We can use the u-substitution u=x-2. Then du = 1dx = dx, and x=u+2. Therefore, we have

integral of x^2/(x-2)^3 dx = integral of (u+2)^2 / u^3 du
= integral of (u^2+4u+4) / u^3 du
= integral of (1/u + 4/u^2 + 4/u^3) du
= ln|u| - 4/u - 2/(u^2) + C
= ln|x-2| - 4/(x-2) - 2/(x-2)^2 + C.

We can check this answer by differentiating it, and verifying that the result is the original function.
(d/dx) of (ln|x-2| - 4/(x-2) - 2/(x-2)^2 + C)
= 1/(x-2) + 4/(x-2)^2 + 4/(x-2)^3
= [(x-2)^2 + 4(x-2) + 4]/(x-2)^3
= (x^2 - 4x + 4 + 4x - 8 + 4)/(x-2)^3
= x^2/(x-2)^3.

The answer ln|x-2| - 4/(x-2) - 2/(x-2)^2 + C checks!

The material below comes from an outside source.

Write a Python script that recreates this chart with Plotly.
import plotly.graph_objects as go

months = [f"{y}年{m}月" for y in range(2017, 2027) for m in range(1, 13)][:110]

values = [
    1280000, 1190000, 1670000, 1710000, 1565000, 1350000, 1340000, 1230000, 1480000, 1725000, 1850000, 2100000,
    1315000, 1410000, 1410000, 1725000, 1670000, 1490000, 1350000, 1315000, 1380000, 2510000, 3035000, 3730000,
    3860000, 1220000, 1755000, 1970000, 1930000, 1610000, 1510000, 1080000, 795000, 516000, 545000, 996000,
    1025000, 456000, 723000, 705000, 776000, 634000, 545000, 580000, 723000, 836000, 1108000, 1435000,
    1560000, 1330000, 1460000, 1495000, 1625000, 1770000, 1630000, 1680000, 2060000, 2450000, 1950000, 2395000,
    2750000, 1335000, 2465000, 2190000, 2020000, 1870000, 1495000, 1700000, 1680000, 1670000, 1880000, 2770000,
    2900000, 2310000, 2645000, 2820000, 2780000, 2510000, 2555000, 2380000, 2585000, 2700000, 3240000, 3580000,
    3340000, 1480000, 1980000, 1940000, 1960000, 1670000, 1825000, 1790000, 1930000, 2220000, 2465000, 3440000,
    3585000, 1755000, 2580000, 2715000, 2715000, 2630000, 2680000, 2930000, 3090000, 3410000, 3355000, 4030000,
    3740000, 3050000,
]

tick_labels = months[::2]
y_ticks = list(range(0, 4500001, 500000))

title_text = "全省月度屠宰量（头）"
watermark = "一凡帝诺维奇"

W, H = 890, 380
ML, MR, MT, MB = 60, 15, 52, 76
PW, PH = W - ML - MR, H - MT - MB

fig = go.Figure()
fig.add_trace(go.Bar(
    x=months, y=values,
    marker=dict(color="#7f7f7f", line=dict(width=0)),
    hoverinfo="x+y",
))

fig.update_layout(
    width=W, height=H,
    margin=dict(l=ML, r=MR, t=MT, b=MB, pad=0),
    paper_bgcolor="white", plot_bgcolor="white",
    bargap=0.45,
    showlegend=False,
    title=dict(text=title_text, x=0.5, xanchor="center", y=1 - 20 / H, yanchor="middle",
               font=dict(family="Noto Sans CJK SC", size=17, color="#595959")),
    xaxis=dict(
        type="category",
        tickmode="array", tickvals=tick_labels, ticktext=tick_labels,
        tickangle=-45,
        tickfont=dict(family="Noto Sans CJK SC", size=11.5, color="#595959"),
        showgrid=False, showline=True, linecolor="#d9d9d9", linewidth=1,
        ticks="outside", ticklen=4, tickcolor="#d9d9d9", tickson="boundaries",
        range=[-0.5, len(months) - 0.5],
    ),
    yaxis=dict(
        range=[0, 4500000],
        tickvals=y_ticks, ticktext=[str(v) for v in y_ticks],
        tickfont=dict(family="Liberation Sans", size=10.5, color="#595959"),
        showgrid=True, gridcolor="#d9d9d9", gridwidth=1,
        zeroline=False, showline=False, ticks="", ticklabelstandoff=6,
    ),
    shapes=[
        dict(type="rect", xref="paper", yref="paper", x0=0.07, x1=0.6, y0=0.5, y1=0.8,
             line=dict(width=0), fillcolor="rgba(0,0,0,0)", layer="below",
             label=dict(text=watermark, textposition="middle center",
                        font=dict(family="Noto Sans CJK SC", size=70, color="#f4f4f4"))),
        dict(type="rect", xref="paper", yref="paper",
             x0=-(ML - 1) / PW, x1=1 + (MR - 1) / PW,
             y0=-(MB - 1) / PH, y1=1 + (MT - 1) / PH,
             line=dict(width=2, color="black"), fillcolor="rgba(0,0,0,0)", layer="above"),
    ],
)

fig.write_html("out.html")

Have a blessed, wonderful day!
• feeling very dumb rn • In the graph of f(x)= polynomial having f'(x) = undefined could indicate that there's a sharp point in the graph of f(x) right where the slope would simultaneously be decreasing and increasing i.e. undefined? But what if you have f'(x) undefined in a function where f(x) = rational function? What would this undefined x in f'(x) indicate about the behavior as the graph approaches this x and what would that look like? • The point x=0 is also the inflection point, correct? • Why did we have to find the critical points–why didn't he just solve it like he did in the previous video? And what does this graph look like because I'm having trouble visualising it.